**The problem:** All lines from the beginning of the listing through the line with "from matplotlib.patches import" are to be copied word for word; the pictures are not.

-- -- --

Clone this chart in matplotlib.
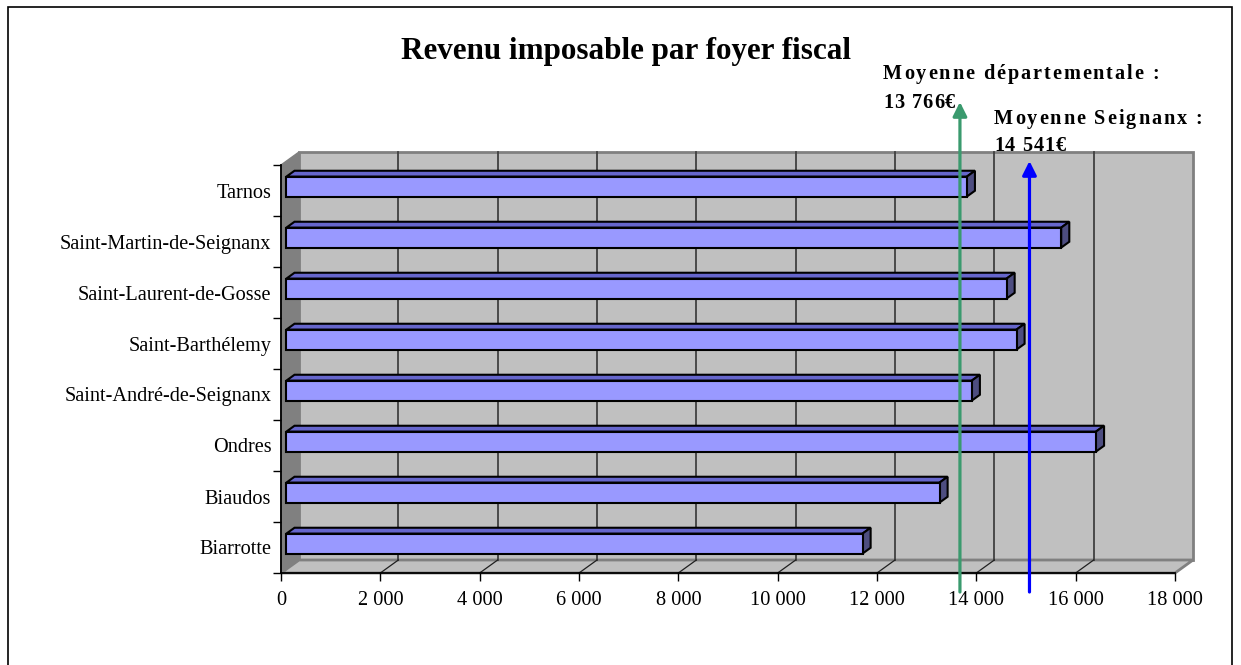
import matplotlib
matplotlib.use("Agg")
import matplotlib.pyplot as plt
from matplotlib.patches import Rectangle, Polygon

# data
communes = ["Biarrotte", "Biaudos", "Ondres", "Saint-André-de-Seignanx",
            "Saint-Barthélemy", "Saint-Laurent-de-Gosse",
            "Saint-Martin-de-Seignanx", "Tarnos"]
revenu = [11600, 13150, 16300, 13800, 14700, 14500, 15600, 13700]
x_ticks = list(range(0, 18001, 2000))
# the two arrows as placed on the picture (x value, label)
moyennes = [("Moyenne départementale :", "13 766€"), ("Moyenne Seignanx :", "14 541€")]
arrow_x = [13670, 15070]

W, H = 1241, 665
SERIF = "Liberation Serif"
plt.rcParams["font.family"] = [SERIF, "DejaVu Serif"]

fig = plt.figure(figsize=(W / 100, H / 100), dpi=100)
# front plane of the 3D box, in pixels
left, right, bottom, top = 281, 1175, 573, 165
ax = fig.add_axes([left / W, (H - bottom) / H, (right - left) / W, (bottom - top) / H])
ax.set_xlim(0, 18000)
ax.set_ylim(-0.5, len(communes) - 0.5)
ax.set_facecolor("none")

px_x = 18000 / (right - left)
px_y = len(communes) / (bottom - top)
DX, DY = 18 * px_x, 13 * px_y          # depth of the box
y0, y1 = -0.5, len(communes) - 0.5

# walls and floor
ax.add_patch(Rectangle((DX, y0 + DY), 18000, y1 - y0, fc="#C0C0C0", ec="#808080",
                       lw=2, zorder=0, clip_on=False))
ax.add_patch(Polygon([(0, y0), (DX, y0 + DY), (DX, y1 + DY), (0, y1)], closed=True,
                     fc="#808080", ec="#808080", lw=1, zorder=0.5, clip_on=False))
ax.add_patch(Polygon([(0, y0), (18000, y0), (18000 + DX, y0 + DY), (DX, y0 + DY)], closed=True,
                     fc="#C0C0C0", ec="#808080", lw=2, zorder=0.5, clip_on=False))
for t in x_ticks[1:-1]:
    ax.plot([t + DX, t + DX], [y0 + DY, y1 + DY], color="#404040", lw=1.3, zorder=0.6, clip_on=False)
    ax.plot([t, t + DX], [y0, y0 + DY], color="#202020", lw=0.9, zorder=0.6, clip_on=False)

# 3D bars
f1, f2 = 0.3, 0.75
bh = 20 * px_y
for i, v in enumerate(revenu):
    bx, by = f1 * DX, i + f1 * DY
    ddx, ddy = (f2 - f1) * DX, (f2 - f1) * DY
    lo, hi = by - bh / 2, by + bh / 2
    ax.add_patch(Polygon([(bx, hi), (bx + v, hi), (bx + v + ddx, hi + ddy), (bx + ddx, hi + ddy)],
                         closed=True, fc="#6666CC", ec="black", lw=1.5, zorder=2))
    ax.add_patch(Polygon([(bx + v, lo), (bx + v + ddx, lo + ddy), (bx + v + ddx, hi + ddy), (bx + v, hi)],
                         closed=True, fc="#4D4D80", ec="black", lw=1.5, zorder=2))
    ax.add_patch(Rectangle((bx, lo), v, bh, fc="#9999FF", ec="black", lw=1.5, zorder=2.1))

# axes
for s in ["top", "right"]:
    ax.spines[s].set_visible(False)
for s in ["left", "bottom"]:
    ax.spines[s].set_color("black")
    ax.spines[s].set_linewidth(1.3)
    ax.spines[s].set_zorder(1)
ax.set_xticks(x_ticks)
ax.set_xticklabels([f"{t:,}".replace(",", " ") for t in x_ticks])
ax.tick_params(axis="x", direction="out", length=6, width=1, pad=7, labelsize=14.7)
ax.set_yticks(range(len(communes)))
ax.set_yticklabels(communes)
ax.set_yticks([k - 0.5 for k in range(len(communes) + 1)], minor=True)
ax.tick_params(axis="y", which="major", length=0, pad=7, labelsize=14.6)
ax.tick_params(axis="y", which="minor", direction="out", length=6, width=1)

# mean arrows
colors = ["#3A9A6E", "#0000FF"]
tips = [102, 161]
ybot = y0 - (592 - bottom) * px_y
for xa, c, tp in zip(arrow_x, colors, tips):
    ytop = y1 + (top - tp) * px_y
    ax.annotate("", xy=(xa, ytop), xytext=(xa, ybot), annotation_clip=False,
                arrowprops=dict(arrowstyle="-|>", color=c, lw=2.3, mutation_scale=21,
                                shrinkA=0, shrinkB=0), zorder=5)

# title
fig.text(626 / W, 1 - 52 / H, "Revenu imposable par foyer fiscal", ha="center", va="center",
         fontsize=22.4, fontweight="bold", family=SERIF)

# letter-spaced annotation text
renderer = fig.canvas.get_renderer()


def spaced_text(x, y, s, size=14.6, gap=1.9):
    for ch in s:
        if ch == " ":
            a = fig.text(0, 0, "x x", fontsize=size, fontweight="bold", family=SERIF)
            b = fig.text(0, 0, "xx", fontsize=size, fontweight="bold", family=SERIF)
            w = a.get_window_extent(renderer).width - b.get_window_extent(renderer).width
            a.remove()
            b.remove()
        else:
            t = fig.text(x / W, 1 - y / H, ch, fontsize=size, fontweight="bold",
                         family=SERIF, va="baseline", ha="left")
            w = t.get_window_extent(renderer).width
        x += w + gap


spaced_text(883, 79, moyennes[0][0])
spaced_text(883, 108, moyennes[0][1], gap=1.0)
spaced_text(994, 124, moyennes[1][0])
spaced_text(994, 151, moyennes[1][1], gap=1.0)

# outer frame
fig.add_artist(Rectangle((8 / W, -0.05), (1232 - 8) / W, 1.05 - 7 / H, transform=fig.transFigure,
                         fill=False, ec="black", lw=1.2))

fig.savefig("out.png", dpi=100)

-- -- --

**Result:**
Clone this chart in matplotlib.
import matplotlib
matplotlib.use("Agg")
import matplotlib.pyplot as plt
from matplotlib.patches import Rectangle, Polygon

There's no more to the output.